竹中工務店は12月7日、ゲームAI(人工知能)と同社が蓄積してきた人流計測データを生かした研究成果を用いて、現実に近い形で人の行動を再現し、建物の建築計画や設計プラン、什器などの配置計画に合わせて建物完成後の使われ方をシミュレーション可能という「人流シミュレーションシステム」を開発したと発表した。
同社がいうゲームAIとは、ゲーム内のキャラクターが実際の人間らしく、自身の周囲を知覚・記憶・思考して振る舞うための機能を指す。新システムの特徴として同社は、人の行動を現実に近い形で再現できることを挙げる。
具体的には、ゲームAIの使用により、シミュレーション上の人間が個性を持っているように周囲の状況に応じて行動を変えることで、実際の人間の行動に近い人流を再現・可視化できるという。
また、平時やイベント時、曜日や時間ごとなど、1つの施設プランでも多様な利用シーンでシミュレーションが可能とのこと。

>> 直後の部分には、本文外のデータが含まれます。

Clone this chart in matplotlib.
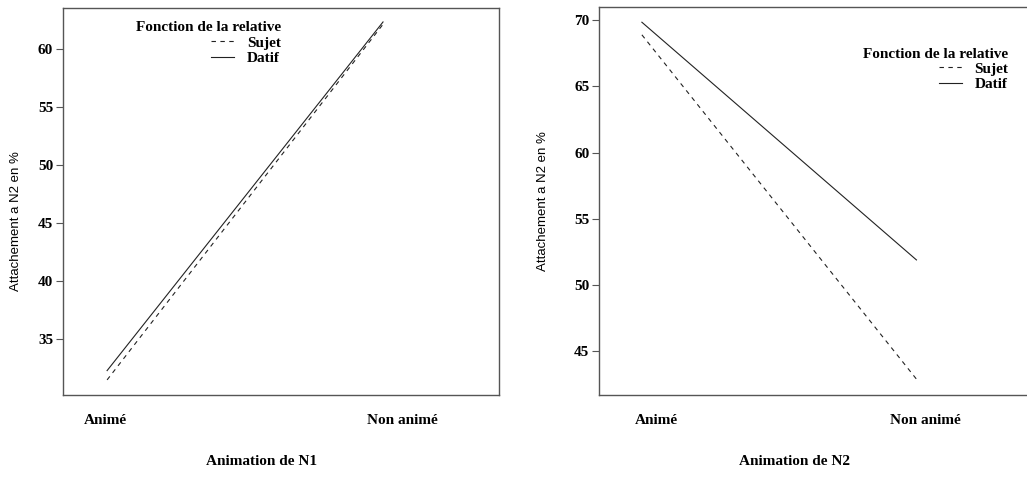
import matplotlib
matplotlib.use("Agg")
import matplotlib.pyplot as plt
from matplotlib.transforms import ScaledTranslation, blended_transform_factory

# data
categories = ["Animé", "Non animé"]
sujet_n1 = [31.5, 62.1]
datif_n1 = [32.3, 62.3]
sujet_n2 = [68.9, 42.9]
datif_n2 = [69.85, 51.9]

serif = {"family": "Liberation Serif", "weight": "bold", "size": 11}
sans = {"family": "Liberation Sans", "size": 9.5}
ink = "#222222"

fig = plt.figure(figsize=(10.27, 4.83), dpi=100)
ax1 = fig.add_axes([0.0613, 0.1822, 0.4245, 0.8012])
ax2 = fig.add_axes([0.5833, 0.1822, 0.4200, 0.8033])


def style(ax, xlim, ylim, yticks, xlabel, xlab_pos, ylab_pos, label_shift):
    x = list(range(len(categories)))
    ax.set_xlim(*xlim)
    ax.set_ylim(*ylim)
    ax.set_xticks([])
    # SPSS puts the category labels a bit off the data points
    base = blended_transform_factory(ax.transData, ax.transAxes)
    for xi, cat, dx in zip(x, categories, label_shift):
        tr = base + ScaledTranslation(dx / 100, 0, fig.dpi_scale_trans)
        ax.text(xi, -0.067, cat, transform=tr, ha="center", va="center", fontdict=serif)
    ax.set_yticks(yticks)
    ax.set_yticklabels([str(t) for t in yticks], fontdict=serif)
    ax.tick_params(axis="y", length=5, width=0.8, pad=2, color="#555555")
    for s in ax.spines.values():
        s.set_color("#555555")
        s.set_linewidth(1.0)
    ax.set_xlabel(xlabel, fontdict=serif)
    ax.xaxis.set_label_coords(*xlab_pos)
    ax.set_ylabel("Attachement a N2 en %", fontdict=sans)
    ax.yaxis.set_label_coords(*ylab_pos)


# left panel: N1
x = range(len(categories))
ax1.plot(x, sujet_n1, color=ink, lw=0.8, linestyle=(0, (4, 4)), label="Sujet")
ax1.plot(x, datif_n1, color=ink, lw=0.8, label="Datif")
style(ax1, (-0.16, 1.42), (30.2, 63.5), [35, 40, 45, 50, 55, 60],
      "Animation de N1", (0.456, -0.155), (-0.094, 0.45), [-2, 19])
ax1.legend(loc="upper left", bbox_to_anchor=(0.15, 0.985), frameon=False,
           title="Fonction de la relative", title_fontproperties=serif,
           prop=serif, alignment="right", borderpad=0, handlelength=1.5,
           handletextpad=0.85, labelspacing=0.1)

# right panel: N2
ax2.plot(x, sujet_n2, color=ink, lw=0.8, linestyle=(0, (4, 4)), label="Sujet")
ax2.plot(x, datif_n2, color=ink, lw=0.8, label="Datif")
style(ax2, (-0.156, 1.415), (41.7, 71.0), [45, 50, 55, 60, 65, 70],
      "Animation de N2", (0.453, -0.155), (-0.117, 0.5), [15, 9])
ax2.spines["right"].set_visible(False)
ax2.legend(loc="upper right", bbox_to_anchor=(0.967, 0.915), frameon=False,
           title="Fonction de la relative", title_fontproperties=serif,
           prop=serif, alignment="right", borderpad=0, handlelength=1.5,
           handletextpad=0.85, labelspacing=0.1)

fig.savefig("out.png", dpi=100, facecolor="white")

さらに、汎用的なゲームエンジンと3Dモデル(BIM)を使用して構築したことにより、建物や都市空間内での人流をリアルに可視化でき、現実に近い検討が可能としている。
同社ではこれまで、実際の建物内外や広場、駅、展示会場などで人流計測やデータの分析・可視化を行ってきたとのこと。ここで蓄積したリアルな人の流れである人流計測データをベースに、研究成果として得たノウハウとゲームAIを組み合わせることで、人間のように考え行動を行うシミュレーションを実現したという。
これにより、性別、年代、趣味趣向などの要素を組み込み、多様な行動の統計値や計測値を反映した動きが再現できるとしている。例えば、面白い展示物の前で立ち止まったり、疲れた時に休憩したりといった人々の自然な行動を、シミュレーション目的に合わせて多様なパターンで現実に近い形で再現・可視化できるという。
展示施設の計画段階での使用例として同社は、入場口やアプローチ通路の検討に際し、通路幅や出入口の開口寸法を変化させるシミュレーションを行ったことを挙げる。そこでは、既存施設の来場者実績値を使用し、カップルや家族といったグループ構成や老若の世代ななどを条件として反映したとのこと。
その結果、各パターンでの混雑具合をユーザー企業と視覚的に共有し、入場口やアプローチ通路幅などのスムーズな計画の決定に役立ったとしている。
屋外公共空間の計画段階での安全検証での使用例に関して、歩行者と自転車が行き交う屋外公共空間では、滞留などにより歩車の接触が起きやすくなるという。多様な要素を加えることで、より安全で魅力ある公共空間の実現に向けて、対策を講じることができたとのこと。
要素として、想定来場者数・自転車交通の割合・キッチンカーなど人が立寄る施設・周辺のイベント開催による、一時的な通行量増加などを同社は挙げている。同システムの開発により、空間づくりの計画から運用改善まで、人流の側面からの支援が可能になったとのこと。
今後は、AI学習に必要な人流データの計測・収集・分析を通じて最新の情報に更新し、進化するAI技術を活用して、商業施設を始め、多様な建物種別の計画に役立て、ユーザー企業に満足してもらえるプランづくりを進めていく予定だ。